I always carry with me a blue bandanna in my back left pocket to wipe my hands, wipe my sweat, you know, all the glorious things bandannas are used for. So we go to meet these three kids who are all recent converts and all former members of the Tongan Crypts Gang. As I'm talking to them one of them he sees the blue bandanna poking out of my back pocket a little bit and says "Ho, you reppin yo colahs?" I realize he's talking about my bandanna and I say, "Nah I just keep it with me to keep dry." he says "Aw bad move brah. You get shot fo dat in here." I go "Oh for real Tokes? (tokes is an abbreviation for the Tongan word for brother Tokoyua)" he goes "Io, Eleta! (io means yes, and Eleta means Elder)" so from then on, as long as I serve in the city I will no longer carry the blue bandanna with me.

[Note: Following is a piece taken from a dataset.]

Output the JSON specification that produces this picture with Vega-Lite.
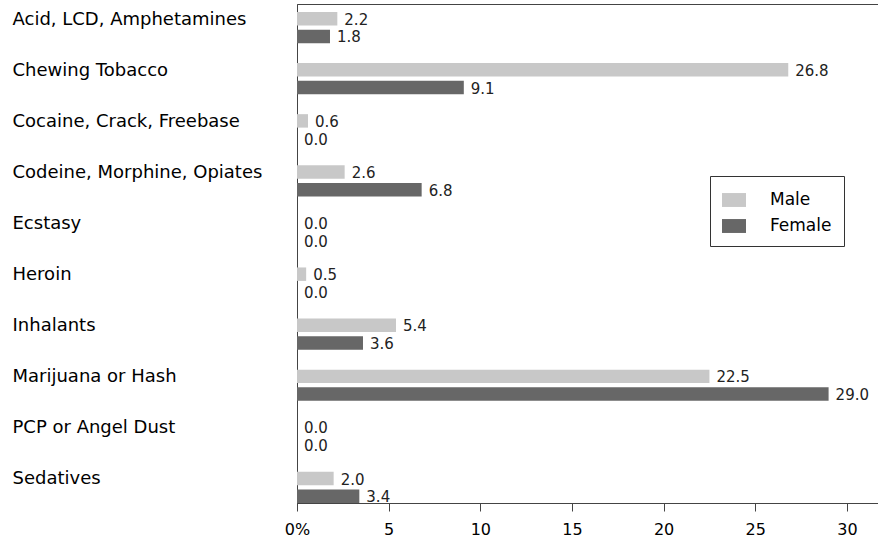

But I really enjoy working here, the members LOVE the missionaries and do a lot of missionary work themselves. In fact we go on splits with the young men every day. And there's a lot of work to be done here. I feel very blessed to be here this transfer because we've already had one baptism, and two more are set, and three more in the works! Because we're on Oahu we get to go the the Temple at General Conference time and in addition to that we get to go to the Temple again in two weeks to see one of our recent converts receive their endowment! It's a very special time here in Waipahu:)


Eleta Brooksby

Wednesday, September 21, 2011

Big News!

Well, the big news is that Jared is being transferred off Molokai onto Oahu! He doesn't know where on Oahu he'll be going yet - but he's hoping for Laie!

Jared's not too happy about the timing of the transfer because he and his companion have 12 prospective baptisms this upcoming transfer, 3 of which are already planned. Also, he says that he's really going to miss the people there a lot.

He is especially sad because the father of the family they've been living with is at a wedding in Utah and won't be back before Jared leaves, so he won't get to tell him goodbye. Jared said that he's learned so much from him and that he's been treated like family.

Jared said that he now understands what Glen was talking about in a letter that he sent him. Glen talked about how you really miss everyone as soon as you leave the area. Jared said that he feels the same way - he will miss the people he's grown to know and love. But he also understands that such is the life of a missionary.

Thursday, September 15, 2011

Hello from Molokai

We got an e-mail from Jared late Monday evening. He said that it's been a little depressing this past week because he'd think "Oh I bet Brett is going into the Temple right now!" "Oh I bet Brett is actually married now!" "Oh I bet the reception is awesome!" "Oh I guess the reception in New York is happening right now, and everybody that I know is going to be there!"

He said that he just couldn't dwell on it, and that he knew he was where he was supposed to be, and that he couldn't possibly expect life to press pause for him while he is gone.

Jared said that they have a couple who "already have a few keikis together (it means kids by the way pronounced cakies)." that have committed to be married and then baptized which is has made him really happy. He also said that they have some other people committed to baptism as well. He said the work is going well and he and his companion are working hard together.

Jared ended his letter by saying: "I guess in closing I ask that everyone remember how important family is with 9/11 a day ago and remember the things that truly matter in life and remember that you'll have to forgive someone pretty much everyday, so start practicing anticipatory forgiveness:)"

He asked that we give his best to those who are struggling with the weather right now, and who have lost so much.

I could tell by his letter that he misses friends and family right now. So if you've thought of writing a letter to Jared, but haven't quite done it yet - now would be a good time to do it.